Sitting on the wraparound porch of Tbilisi’s trendy boutique hotel, Rooms, during last week’s Mercedes Benz Fashion Week Tbilisi, 27-year-old local designer George Keburia is quick to note how things have changed. “Ten years ago, there was nothing here,” he said. “We didn’t have lights.”
Today, things are different. “I was thinking about the everyday woman,” said Keburia of his Fall 2017 collection of ’80s-styled lilac and tangerine school- girl power suits and sheer, outsized empire frocks. “She could also be dramatic.”
His woman is young—“a teenager, or in her 20s,” he said—and this characterization is fitting. He sells at Tbilisi’s Chaos Concept Store—an expansive, ultra-cool boutique for the skate set dealing in J.W.Anderson, Shrimps, and a league of local designers—and his clothes—fresh, close-to-home, slightly surrealist—speak to the ambitious youth. He says he’s hoping a more mature client will take notice with time.

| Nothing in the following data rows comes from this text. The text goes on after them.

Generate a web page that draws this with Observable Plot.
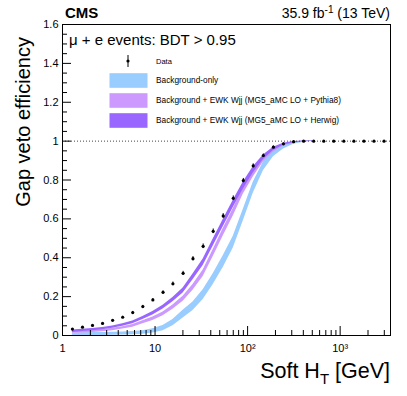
<!DOCTYPE html>
<html>
<head>
<meta charset="utf-8">
<script src="https://cdn.jsdelivr.net/npm/d3@7"></script>
<script src="https://cdn.jsdelivr.net/npm/@observablehq/plot@0.6"></script>
<style>
  html, body { margin: 0; padding: 0; background: #fff; }
  svg { font-family: "Liberation Sans", Arial, sans-serif; }
</style>
</head>
<body>
<script>
// ---- data ----
const softHT = [1.28, 1.645, 2.11, 2.71, 3.48, 4.47, 5.74, 7.38, 9.47, 12.2, 15.6, 20.1, 25.7, 33.1, 42.5, 54.5,
                70.0, 89.9, 115, 148, 190, 244, 314, 403, 518, 665, 853, 1096, 1407, 1807, 2320, 2980];
const dataEff = [0.033, 0.043, 0.052, 0.062, 0.078, 0.094, 0.118, 0.149, 0.183, 0.222, 0.266, 0.320, 0.395, 0.459, 0.536, 0.615,
                 0.706, 0.797, 0.873, 0.926, 0.969, 0.986, 0.997, 1.0, 1.0, 1.0, 1.0, 1.0, 1.0, 1.0, 1.0, 1.0];
const dataErr = [0.003, 0.003, 0.004, 0.004, 0.004, 0.005, 0.006, 0.006, 0.007, 0.008, 0.009, 0.010, 0.011, 0.012, 0.012, 0.012,
                 0.012, 0.011, 0.010, 0.008, 0.006, 0.004, 0.003, 0.002, 0.002, 0.002, 0.002, 0.002, 0.002, 0.002, 0.002, 0.002];

const bkgOnly    = [0.005, 0.006, 0.007, 0.008, 0.009, 0.010, 0.012, 0.016, 0.024, 0.038, 0.066, 0.110, 0.150, 0.210, 0.290, 0.380,
                    0.480, 0.620, 0.760, 0.870, 0.935, 0.970, 0.990, 0.997, 1.0];
const bkgOnlyErr = [0.008, 0.008, 0.008, 0.008, 0.008, 0.008, 0.008, 0.009, 0.011, 0.013, 0.016, 0.020, 0.022, 0.025, 0.028, 0.030,
                    0.030, 0.030, 0.028, 0.022, 0.016, 0.010, 0.006, 0.003, 0.001];
const pythia     = [0.017, 0.019, 0.022, 0.025, 0.031, 0.039, 0.050, 0.068, 0.086, 0.111, 0.146, 0.189, 0.248, 0.320, 0.425, 0.531,
                    0.634, 0.746, 0.832, 0.904, 0.952, 0.980, 0.993, 0.999, 1.0];
const pythiaErr  = [0.006, 0.006, 0.006, 0.006, 0.006, 0.006, 0.007, 0.008, 0.009, 0.010, 0.011, 0.013, 0.015, 0.017, 0.018, 0.019,
                    0.019, 0.018, 0.016, 0.012, 0.008, 0.005, 0.003, 0.002, 0.001];
const herwig     = [0.022, 0.026, 0.030, 0.035, 0.043, 0.054, 0.068, 0.090, 0.115, 0.146, 0.185, 0.232, 0.302, 0.377, 0.478, 0.578,
                    0.677, 0.772, 0.852, 0.917, 0.960, 0.984, 0.995, 0.999, 1.0];
const herwigErr  = [0.006, 0.006, 0.006, 0.006, 0.006, 0.006, 0.007, 0.008, 0.009, 0.010, 0.011, 0.013, 0.015, 0.017, 0.018, 0.019,
                    0.019, 0.018, 0.016, 0.012, 0.008, 0.005, 0.003, 0.002, 0.001];

const xTicks = [1, 10, 100, 1000];
const xTickLabels = ["1", "10", "10²", "10³"];
const yTicks = [0, 0.2, 0.4, 0.6, 0.8, 1.0, 1.2, 1.4, 1.6];
const yTickLabels = ["0", "0.2", "0.4", "0.6", "0.8", "1", "1.2", "1.4", "1.6"];
const legendLabels = ["Data", "Background-only",
  "Background + EWK Wjj (MG5_aMC LO + Pythia8)",
  "Background + EWK Wjj (MG5_aMC LO + Herwig)"];
const bandColors = ["#99ccff", "#cc99ff", "#9966ff"];

// ---- derived tables ----
const points = softHT.map((x, i) => ({x, y: dataEff[i], lo: dataEff[i] - dataErr[i], hi: dataEff[i] + dataErr[i]}));
const band = (c, e) => c.map((v, i) => ({x: softHT[i], lo: v - e[i], hi: Math.min(v + e[i], 1.0005)}));
const bands = [band(bkgOnly, bkgOnlyErr), band(pythia, pythiaErr), band(herwig, herwigErr)];

const xMinor = [];
for (const d of [1, 10, 100, 1000]) for (let k = 2; k <= 9; k++) if (d * k < 3500) xMinor.push(d * k);
const yMinor = d3.range(0, 1.6001, 0.05).filter(v => Math.abs(v / 0.2 - Math.round(v / 0.2)) > 1e-6);

const W = 407, H = 396, mL = 62, mR = 17, mT = 24, mB = 61;
const pw = W - mL - mR, ph = H - mT - mB;

const chart = Plot.plot({
  width: W, height: H,
  marginLeft: mL, marginRight: mR, marginTop: mT, marginBottom: mB,
  style: {fontFamily: "Liberation Sans, Arial, sans-serif", background: "#fff", color: "#000"},
  x: {type: "log", domain: [1, 3500]},
  y: {domain: [0, 1.6]},
  marks: [
    ...bands.map((b, k) => Plot.areaY(b, {x: "x", y1: "lo", y2: "hi", fill: bandColors[k], fillOpacity: 1})),
    Plot.ruleY([1], {stroke: "#444", strokeWidth: 1, strokeDasharray: "1,2"}),
    Plot.ruleX(points, {x: "x", y1: "lo", y2: "hi", stroke: "#000", strokeWidth: 1}),
    Plot.dot(points, {x: "x", y: "y", r: 1.6, fill: "#000"}),
    Plot.tickY(yTicks, {y: d => d, insetRight: pw - 9, stroke: "#000"}),
    Plot.tickY(yMinor, {y: d => d, insetRight: pw - 5, stroke: "#000"}),
    Plot.tickX(xTicks, {x: d => d, insetTop: ph - 9, stroke: "#000"}),
    Plot.tickX(xMinor, {x: d => d, insetTop: ph - 5, stroke: "#000"}),
    Plot.axisX({ticks: xTicks, tickSize: 0, tickPadding: 9, fontSize: 11, label: null,
                tickFormat: d => xTickLabels[xTicks.indexOf(d)]}),
    Plot.axisY({ticks: yTicks, tickSize: 0, tickPadding: 4, fontSize: 11, label: null,
                tickFormat: d => yTickLabels[yTicks.findIndex(t => Math.abs(t - d) < 1e-9)]}),
    Plot.frame({stroke: "#000", strokeWidth: 1})
  ]
});
document.body.appendChild(chart);

// ---- annotations ----
const svg = d3.select(chart);
const g = svg.append("g").attr("font-family", "Liberation Sans, Arial, sans-serif")
  .attr("fill", "#000").attr("text-anchor", "start");

g.append("text").attr("x", 65).attr("y", 18).attr("font-size", 15).attr("font-weight", "bold").text("CMS");
const lumi = g.append("text").attr("x", 390).attr("y", 18).attr("font-size", 14).attr("text-anchor", "end");
lumi.append("tspan").text("35.9 fb");
lumi.append("tspan").attr("font-size", 10).attr("dy", -5).text("-1");
lumi.append("tspan").attr("dy", 5).text(" (13 TeV)");

g.append("text").attr("x", 69).attr("y", 45).attr("font-size", 15).text("μ + e events: BDT > 0.95");

g.append("text").attr("transform", "translate(30,37) rotate(-90)").attr("text-anchor", "end")
  .attr("font-size", 20).text("Gap veto efficiency");

const xl = g.append("text").attr("x", 390).attr("y", 378).attr("font-size", 21.5).attr("text-anchor", "end");
xl.append("tspan").text("Soft H");
xl.append("tspan").attr("font-size", 15).attr("dy", 6).text("T");
xl.append("tspan").attr("dy", -6).text(" [GeV]");

// legend
const lg = g.append("g").attr("font-size", 8.3);
lg.append("line").attr("x1", 128).attr("x2", 128).attr("y1", 55).attr("y2", 67).attr("stroke", "#000");
lg.append("circle").attr("cx", 128).attr("cy", 61).attr("r", 1.6).attr("fill", "#000");
lg.append("text").attr("x", 156).attr("y", 61).attr("dy", "0.35em").attr("font-size", 7.5).text(legendLabels[0]);
[80.5, 100.5, 120.5].forEach((cy, k) => {
  lg.append("rect").attr("x", 109.5).attr("y", cy - 7.3).attr("width", 38).attr("height", 14.6).attr("fill", bandColors[k]);
  lg.append("text").attr("x", 156).attr("y", cy).attr("dy", "0.35em").text(legendLabels[k + 1]);
});
</script>
</body>
</html>
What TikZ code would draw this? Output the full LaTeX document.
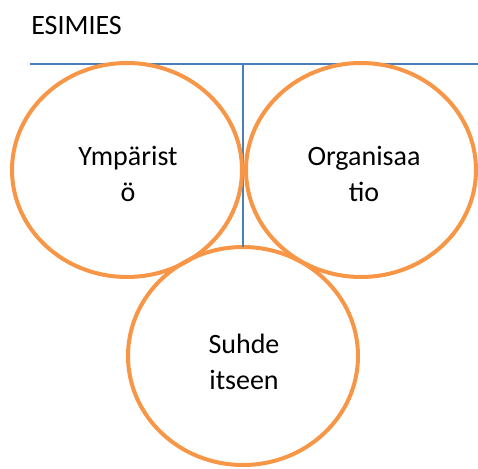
\documentclass[tikz,border=0pt]{standalone}
\usepackage{fontspec}
\setmainfont{Carlito}
\usetikzlibrary{shapes.geometric}
\definecolor{ringorange}{HTML}{F79646}
\definecolor{lineblue}{HTML}{4A7EBB}
\tikzset{
  ring/.style={ellipse, draw=ringorange, line width=3pt, inner sep=0pt, outer sep=0pt},
  ringtext/.style={align=center, font=\fontsize{21}{27}\selectfont, inner sep=0pt},
  bar/.style={draw=lineblue, line width=1pt}
}
\begin{document}
\begin{tikzpicture}[x=0.75pt,y=-0.75pt]
\useasboundingbox (0,0) rectangle (478,468);
% lines
\coordinate (hl) at (30,64);
\coordinate (hr) at (478,64);
\coordinate (vt) at (243,64);
\node[ring, minimum width=172.5pt, minimum height=163.5pt] (e3) at (243,356) {};
\draw[bar] (hl) -- (hr);
\draw[bar] (vt) -- (e3.north);
% ellipses
\node[ring, minimum width=172.5pt, minimum height=160.5pt] (e1) at (127,170) {};
\node[ring, minimum width=172.5pt, minimum height=160.5pt] (e2) at (361,170) {};
% texts
\node[anchor=base west, font=\fontsize{21}{27}\selectfont, inner sep=0pt] (title) at (31,34) {ESIMIES};
\node[ringtext] (t1) at (128,174) {Ympärist\\ö};
\node[ringtext] (t2) at (364,174) {Organisaa\\tio};
\node[ringtext] (t3) at (244,362) {Suhde\\itseen};
\end{tikzpicture}
\end{document}
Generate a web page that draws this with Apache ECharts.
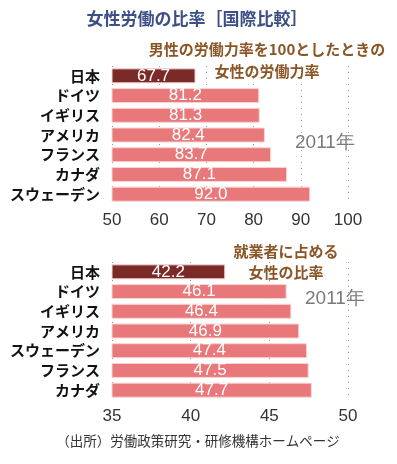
<!doctype html>
<html>
<head>
<meta charset="UTF-8">
<title>女性労働の比率</title>
<script src="https://cdn.jsdelivr.net/npm/echarts@6/dist/echarts.min.js"></script>
<style>
  html, body { margin: 0; padding: 0; background: #fff; }
  #main { width: 397px; height: 464px; }
</style>
</head>
<body>
<div id="main"></div>
<script>
// 労働力率（男性=100）
var countries1 = ['日本', 'ドイツ', 'イギリス', 'アメリカ', 'フランス', 'カナダ', 'スウェーデン'];
var values1 = [67.7, 81.2, 81.3, 82.4, 83.7, 87.1, 92.0];
var ticks1 = [50, 60, 70, 80, 90, 100];
// 就業者に占める女性の比率
var countries2 = ['日本', 'ドイツ', 'イギリス', 'アメリカ', 'スウェーデン', 'フランス', 'カナダ'];
var values2 = [42.2, 46.1, 46.4, 46.9, 47.4, 47.5, 47.7];
var ticks2 = [35, 40, 45, 50];

var JP = '"Noto Sans CJK JP", sans-serif';
var NUM = '"Liberation Sans", Arial, sans-serif';
var pink = '#e8787a';
var dark = '#7b2b27';

function barData(names, vals) {
  return vals.map(function (v, i) {
    return {
      value: v,
      itemStyle: { color: names[i] === '日本' ? dark : pink }
    };
  });
}

function xAx(idx, ticks) {
  return {
    gridIndex: idx,
    type: 'value',
    min: ticks[0],
    max: ticks[ticks.length - 1],
    interval: ticks[1] - ticks[0],
    axisLine: { show: false },
    axisTick: { show: false },
    axisLabel: { color: '#333', fontSize: 17, fontFamily: NUM, margin: 8 },
    splitLine: { show: true, lineStyle: { type: [1, 5], color: '#999', width: 1 } }
  };
}

function yAx(idx, names) {
  return {
    gridIndex: idx,
    type: 'category',
    data: names,
    inverse: true,
    axisLine: { show: false },
    axisTick: { show: false },
    axisLabel: { color: '#111', fontSize: 15, fontWeight: 'bold', fontFamily: JP, margin: 12 }
  };
}

function ser(idx, names, vals) {
  return {
    type: 'bar',
    xAxisIndex: idx,
    yAxisIndex: idx,
    barWidth: 15,
    data: barData(names, vals),
    itemStyle: { borderColor: '#f7d6d2', borderWidth: 1 },
    label: {
      show: true,
      position: 'inside',
      color: '#fff',
      fontSize: 17,
      fontFamily: NUM,
      formatter: function (p) { return p.value.toFixed(1); }
    },
    animation: false
  };
}

var chart = echarts.init(document.getElementById('main'));
chart.setOption({
  animation: false,
  grid: [
    { left: 112, width: 236, top: 66, height: 138 },
    { left: 112, width: 236, top: 262, height: 138 }
  ],
  xAxis: [xAx(0, ticks1), xAx(1, ticks2)],
  yAxis: [yAx(0, countries1), yAx(1, countries2)],
  series: [ser(0, countries1, values1), ser(1, countries2, values2)],
  graphic: [
    { type: 'text', x: 197, y: 10,
      style: { text: '女性労働の比率［国際比較］', fill: '#3c4f86', font: 'bold 17px ' + JP, align: 'center' } },
    { type: 'text', x: 267, y: 38,
      style: { text: '男性の労働力率を100としたときの\n女性の労働力率', fill: '#8a5626', font: 'bold 15px ' + JP,
               align: 'center', lineHeight: 22 } },
    { type: 'text', x: 295, y: 133,
      style: { text: '2011年', fill: '#7a7a7a', font: '19px ' + NUM } },
    { type: 'text', x: 286, y: 241,
      style: { text: '就業者に占める\n女性の比率', fill: '#8a5626', font: 'bold 15px ' + JP,
               align: 'center', lineHeight: 21 } },
    { type: 'text', x: 305, y: 289,
      style: { text: '2011年', fill: '#7a7a7a', font: '19px ' + NUM } },
    { type: 'text', x: 198, y: 434,
      style: { text: '（出所）労働政策研究・研修機構ホームページ', fill: '#333', font: '13.5px ' + JP, align: 'center' } }
  ]
});
</script>
</body>
</html>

Keburia is among a small but growing group of young, talented Georgian designers on the cusp of breaking out. They are, quite frankly, of their own. They’re arguably more exciting as a whole than their emerging fashion counterparts in New York and London. They lived through the Soviet era, two years of civil war (1991-93), and the period of rebuilding. One 26-year-old filmmaker who attended fashion week, martini in hand, reflected on years without heat in the winter. Many Georgians commented that their culture, while deeply influenced by the Soviet period, is arguably the most distinct of the former USSR territories. With that in mind, their fashion designs are not dictated by rules of beauty in the traditional Western sense (Georgian-born Demna Gvasalia, in his work at both Balenciaga and Vetements, is an excellent representation of this), and they’re certainly nothing like the largely Oligarch-aimed wares coming out of Moscow.